Gaston Isidore Allard (14 April 1838 - 5 January 1918) was a French botanist, entomologist, and founder of The Arboretum Gaston Allard.

== Biography ==
Allard was born on 14 April 1838. After attending high school, Allard studied under Alexandre Boreau, the director of the jardin des plantes d'Angers.

In 1863, Allard became a member of the Société entomologique de France and voyaged to Algeria, Spain, and Portugal to study Lepidoptera and the regional flora. In 1867, he described the species Kretania martini in Algeria.

After the death of his father, he inherited the family estate and developed the gardens. In 1875, he began to collect oak and conifer trees. He received support from local plant nurseries, and he received seeds and plants from all over the world. In 1885, he dedicated a polyantha rose variant to his father-in-law, named the 'Daniel Lacombe'. By 1907, his arboretum contained 2,000 species, including 250 conifers, 125 oaks, and 1,500 shrubs.

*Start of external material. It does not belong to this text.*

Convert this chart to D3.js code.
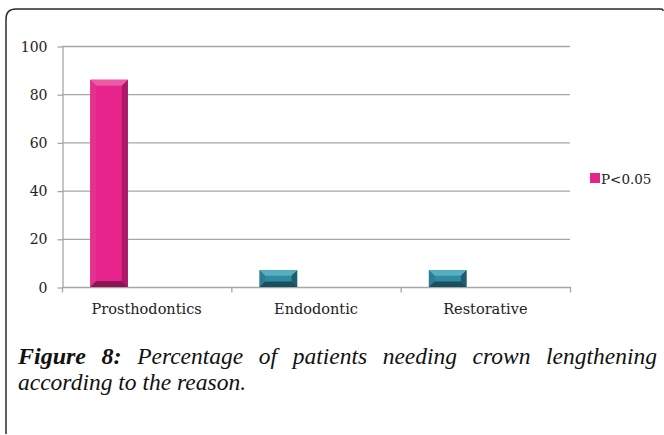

From 1892 to 1918, Allard served as a member of the city council of Angers. He was placed in charge of the city's gardens, including the redevelopment of the jardin des plantes d'Angers and of the Jardin du Mail. In 1916, Allard donated his arboretum to the Pasteur Institute. He remained as director.

Allard died on 5 January 1918 in Angers. The botanist Louis Blaringhem, his colleague from the Pasteur Institute, succeeded Allard as arboretum director. His property later became the Muséum des sciences naturelles d'Angers.